SUPPLIED MATERIAL:
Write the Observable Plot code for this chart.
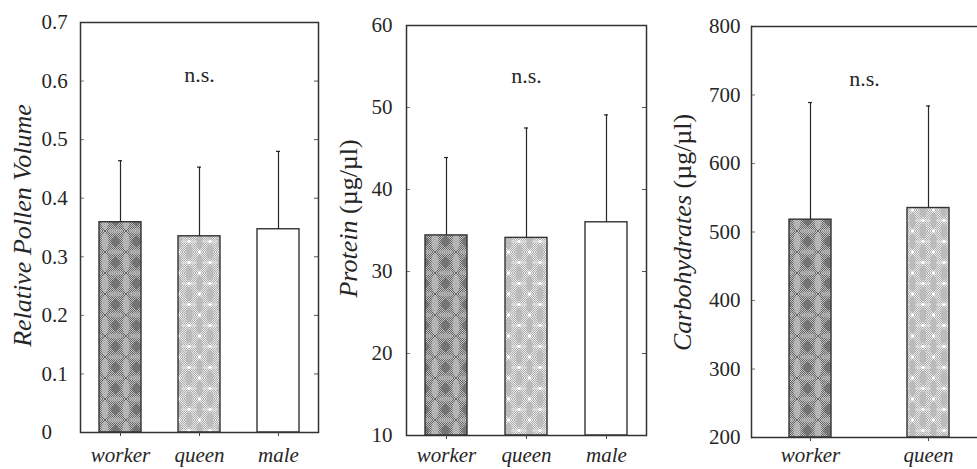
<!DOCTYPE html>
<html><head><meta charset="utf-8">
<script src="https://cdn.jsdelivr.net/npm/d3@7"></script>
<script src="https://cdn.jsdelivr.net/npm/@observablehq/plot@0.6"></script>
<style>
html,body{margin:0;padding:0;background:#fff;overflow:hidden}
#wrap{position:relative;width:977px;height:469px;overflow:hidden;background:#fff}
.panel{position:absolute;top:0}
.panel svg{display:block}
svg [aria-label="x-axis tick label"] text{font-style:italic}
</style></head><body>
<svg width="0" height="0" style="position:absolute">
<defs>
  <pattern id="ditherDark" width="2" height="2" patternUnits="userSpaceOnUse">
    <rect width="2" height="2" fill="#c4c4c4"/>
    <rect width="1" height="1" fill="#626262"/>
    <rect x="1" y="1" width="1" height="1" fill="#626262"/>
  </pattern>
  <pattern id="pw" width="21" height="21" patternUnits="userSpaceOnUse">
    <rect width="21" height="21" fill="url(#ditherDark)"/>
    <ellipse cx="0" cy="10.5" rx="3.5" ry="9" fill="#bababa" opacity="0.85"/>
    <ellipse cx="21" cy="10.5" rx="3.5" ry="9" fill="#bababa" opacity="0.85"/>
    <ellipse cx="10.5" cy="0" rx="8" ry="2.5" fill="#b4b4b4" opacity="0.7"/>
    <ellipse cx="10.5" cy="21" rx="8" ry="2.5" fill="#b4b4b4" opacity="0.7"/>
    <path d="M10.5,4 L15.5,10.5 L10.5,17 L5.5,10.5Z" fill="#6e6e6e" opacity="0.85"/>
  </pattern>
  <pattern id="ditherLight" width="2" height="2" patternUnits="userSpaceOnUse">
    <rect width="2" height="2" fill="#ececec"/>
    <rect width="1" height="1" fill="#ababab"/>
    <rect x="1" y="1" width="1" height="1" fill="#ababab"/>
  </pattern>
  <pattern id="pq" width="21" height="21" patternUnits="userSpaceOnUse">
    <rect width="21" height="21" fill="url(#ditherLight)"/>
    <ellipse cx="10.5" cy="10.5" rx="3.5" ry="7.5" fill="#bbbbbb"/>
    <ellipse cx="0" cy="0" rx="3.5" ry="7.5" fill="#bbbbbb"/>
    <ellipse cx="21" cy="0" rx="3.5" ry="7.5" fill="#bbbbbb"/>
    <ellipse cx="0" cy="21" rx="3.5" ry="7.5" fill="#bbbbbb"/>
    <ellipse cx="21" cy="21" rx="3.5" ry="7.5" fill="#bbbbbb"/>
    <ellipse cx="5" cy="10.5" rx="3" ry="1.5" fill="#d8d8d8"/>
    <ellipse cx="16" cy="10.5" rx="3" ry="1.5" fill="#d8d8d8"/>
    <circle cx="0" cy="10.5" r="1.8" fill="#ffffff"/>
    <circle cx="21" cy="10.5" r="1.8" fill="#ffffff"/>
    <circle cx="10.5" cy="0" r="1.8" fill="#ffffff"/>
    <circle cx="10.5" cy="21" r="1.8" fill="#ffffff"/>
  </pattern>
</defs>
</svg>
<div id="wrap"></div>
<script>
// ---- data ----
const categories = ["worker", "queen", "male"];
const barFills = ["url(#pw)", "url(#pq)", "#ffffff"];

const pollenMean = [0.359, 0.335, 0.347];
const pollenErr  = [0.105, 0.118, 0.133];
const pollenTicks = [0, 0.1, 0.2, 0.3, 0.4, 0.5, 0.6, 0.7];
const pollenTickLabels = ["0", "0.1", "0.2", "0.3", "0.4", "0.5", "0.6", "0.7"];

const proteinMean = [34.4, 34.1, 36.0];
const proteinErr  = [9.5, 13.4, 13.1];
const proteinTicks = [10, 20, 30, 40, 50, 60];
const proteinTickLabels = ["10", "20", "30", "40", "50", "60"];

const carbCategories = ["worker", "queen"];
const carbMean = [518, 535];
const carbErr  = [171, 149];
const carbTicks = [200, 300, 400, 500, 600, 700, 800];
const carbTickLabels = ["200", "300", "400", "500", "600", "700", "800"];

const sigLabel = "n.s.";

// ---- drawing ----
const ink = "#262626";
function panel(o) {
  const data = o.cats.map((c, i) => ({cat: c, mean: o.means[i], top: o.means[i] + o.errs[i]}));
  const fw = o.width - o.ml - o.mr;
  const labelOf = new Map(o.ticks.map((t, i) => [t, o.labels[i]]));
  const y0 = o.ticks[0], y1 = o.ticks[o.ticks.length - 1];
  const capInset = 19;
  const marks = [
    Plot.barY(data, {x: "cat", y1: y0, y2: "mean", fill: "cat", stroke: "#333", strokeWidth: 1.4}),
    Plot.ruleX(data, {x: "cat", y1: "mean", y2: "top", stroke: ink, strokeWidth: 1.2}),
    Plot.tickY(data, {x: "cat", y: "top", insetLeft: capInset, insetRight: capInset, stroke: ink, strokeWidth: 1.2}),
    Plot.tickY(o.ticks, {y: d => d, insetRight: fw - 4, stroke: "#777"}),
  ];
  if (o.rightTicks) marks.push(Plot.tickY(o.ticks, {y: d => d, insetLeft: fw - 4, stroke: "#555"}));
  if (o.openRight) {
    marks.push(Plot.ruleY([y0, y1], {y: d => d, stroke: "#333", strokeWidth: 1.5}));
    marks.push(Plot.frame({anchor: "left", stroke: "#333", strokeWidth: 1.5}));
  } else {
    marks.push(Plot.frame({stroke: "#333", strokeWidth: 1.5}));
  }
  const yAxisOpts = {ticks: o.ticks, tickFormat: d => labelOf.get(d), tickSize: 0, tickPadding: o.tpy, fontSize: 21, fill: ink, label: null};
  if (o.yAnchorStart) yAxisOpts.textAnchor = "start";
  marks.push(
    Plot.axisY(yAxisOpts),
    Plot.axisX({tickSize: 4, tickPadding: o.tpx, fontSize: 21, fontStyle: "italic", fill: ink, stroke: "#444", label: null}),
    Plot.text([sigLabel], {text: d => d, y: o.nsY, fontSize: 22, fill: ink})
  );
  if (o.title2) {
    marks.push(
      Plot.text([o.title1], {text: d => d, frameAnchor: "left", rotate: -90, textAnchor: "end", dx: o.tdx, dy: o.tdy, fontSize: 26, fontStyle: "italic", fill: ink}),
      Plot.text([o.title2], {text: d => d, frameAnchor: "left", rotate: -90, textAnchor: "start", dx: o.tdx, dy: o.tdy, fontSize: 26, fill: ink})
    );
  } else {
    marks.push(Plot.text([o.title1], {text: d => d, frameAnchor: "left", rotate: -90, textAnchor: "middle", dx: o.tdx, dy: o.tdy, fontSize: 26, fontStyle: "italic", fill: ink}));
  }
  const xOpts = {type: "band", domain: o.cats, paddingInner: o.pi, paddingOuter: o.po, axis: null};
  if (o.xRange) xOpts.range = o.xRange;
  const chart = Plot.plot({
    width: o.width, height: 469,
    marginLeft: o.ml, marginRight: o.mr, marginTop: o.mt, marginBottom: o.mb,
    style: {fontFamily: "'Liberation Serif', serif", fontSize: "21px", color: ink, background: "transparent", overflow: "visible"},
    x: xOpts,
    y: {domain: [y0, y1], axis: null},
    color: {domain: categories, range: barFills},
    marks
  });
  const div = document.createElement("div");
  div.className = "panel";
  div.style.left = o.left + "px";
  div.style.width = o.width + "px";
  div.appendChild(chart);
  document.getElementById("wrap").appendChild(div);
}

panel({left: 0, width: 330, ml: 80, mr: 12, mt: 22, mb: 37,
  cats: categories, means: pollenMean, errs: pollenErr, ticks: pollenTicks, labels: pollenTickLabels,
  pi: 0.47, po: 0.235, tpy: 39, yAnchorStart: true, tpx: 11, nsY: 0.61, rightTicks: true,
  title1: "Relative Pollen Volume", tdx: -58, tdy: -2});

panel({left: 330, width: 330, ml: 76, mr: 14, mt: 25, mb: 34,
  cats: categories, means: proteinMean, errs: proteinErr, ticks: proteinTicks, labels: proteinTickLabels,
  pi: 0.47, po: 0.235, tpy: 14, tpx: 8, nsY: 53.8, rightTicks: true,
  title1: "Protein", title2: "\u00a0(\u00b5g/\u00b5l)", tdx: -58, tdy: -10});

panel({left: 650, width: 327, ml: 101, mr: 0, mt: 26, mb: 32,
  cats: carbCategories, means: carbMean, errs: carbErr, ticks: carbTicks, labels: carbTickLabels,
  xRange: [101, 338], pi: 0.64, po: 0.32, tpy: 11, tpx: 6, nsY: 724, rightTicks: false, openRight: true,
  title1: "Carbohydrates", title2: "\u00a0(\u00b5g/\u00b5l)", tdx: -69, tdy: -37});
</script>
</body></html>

WHAT TO WORK ON:
In the material above, find the lines that contain "chart" and show them.

FINISHED EXERCISE:
Write the Observable Plot code for this chart.
  const chart = Plot.plot({
  div.appendChild(chart);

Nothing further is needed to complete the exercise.